Hace
tiempo que no viajo al extranjero. La última vez que cruzamos la frontera fue
para visitar Portugal, y de eso hace ya cuatro años. Supongo que me gustaría
hacerlo con más frecuencia, pero las circunstancias no siempre lo aconsejan o,
sencillamente, aunque uno quisiera, no es posible.
Siempre
que viajo fuera de mi país me invade esa sensación de adentrarse en lo
desconocido que surge al dejar atrás un territorio pacificado por las
costumbres, en el que se habla nuestra lengua materna, donde creemos saber lo
que cuestan las cosas y nos acompañan toda una serie de razonables certezas.

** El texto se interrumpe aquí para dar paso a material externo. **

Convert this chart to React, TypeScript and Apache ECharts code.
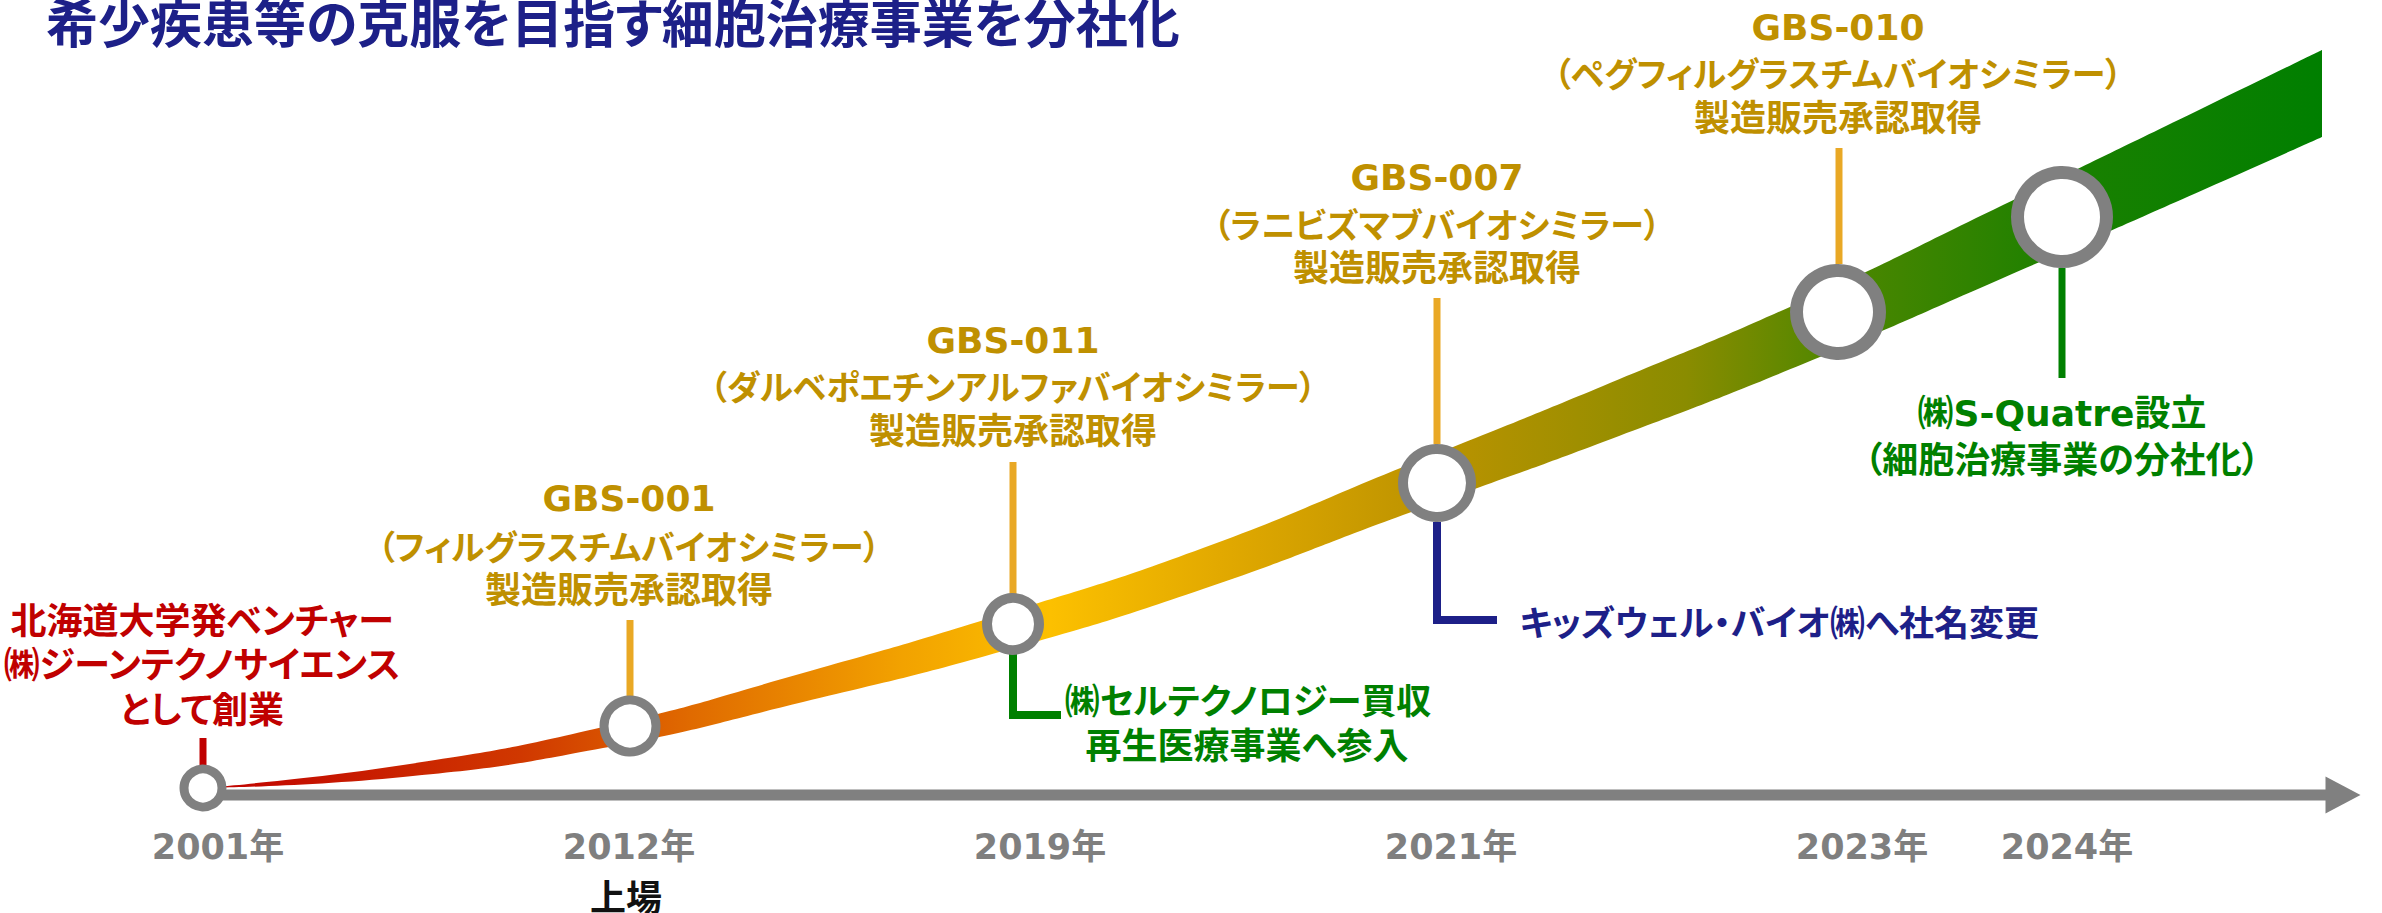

Viajar al extranjero es exponerse a esa zozobra que supone desprendernos de
esas comodidades y arriesgarse a lo imprevisto, a no entender, a que no lo
entiendan a uno, a perder la maleta, a bañarse en una playa en la que no sabes
si harás pie, a tomar un camino equivocado o a sufrir una intoxicación
alimentaria. Y, en mi opinión, es eso precisamente lo que hace de la
experiencia algo tan gratificante. La inquietud pone alerta los sentidos,
obliga a dejar de lado la indolencia que acompaña a lo cotidiano y nos activa a
todos los niveles.
Cuando
viajamos, estamos más abiertos a lo que nos pueda deparar la experiencia,
queremos aprovechar cada minuto y no desperdiciamos la oportunidad de ver, de
hacer, de conocer. Hacemos fotografías, sonreímos cuando nos las hacen, nos
vestimos para la ocasión, nos compramos un sombrero, probamos platos exóticos y
visitamos templos, iglesias y santuarios; subimos montañas, entramos en cuevas y
nos bañamos en mares de aguas desconocidas; nos exponemos al sol, al viento y a
la lluvia; y todo nos parece apetecible y digno de consideración.
Solo
preparar el viaje, consultar con detenimiento una guía, o hablar con alguien
que ha estado allí donde nos encaminamos, y nos transmite su experiencia y sus
sensaciones, es ya el preludio de lo que nos espera, con el que empezamos a
disfrutar por anticipado. Con todo, lo más importante es lo que uno sea capaz
de poner de su parte, la capacidad para implicarse emocionalmente en la
aventura antes de que dé comienzo y, luego, sobre el escenario, olvidando
prejuicios y sin complejos. Para mí, el secreto de un viaje inolvidable está en
desprenderse de la mochila que llevamos a cuestas todo el año, esa que cargamos
de preocupaciones, miedos e inhibiciones. De hecho, lo ideal sería que
pudiésemos caminar todo el día por ahí con el mismo espíritu optimista y
desenfadado; pero, como eso no es tan fácil de hacer en el día a día, debemos
aprovechar la posibilidad de hacerlo que nos brinda el hecho de dejar atrás
todo lo que no nos quepa en una pequeña maleta. Cuánto más pequeña, mejor.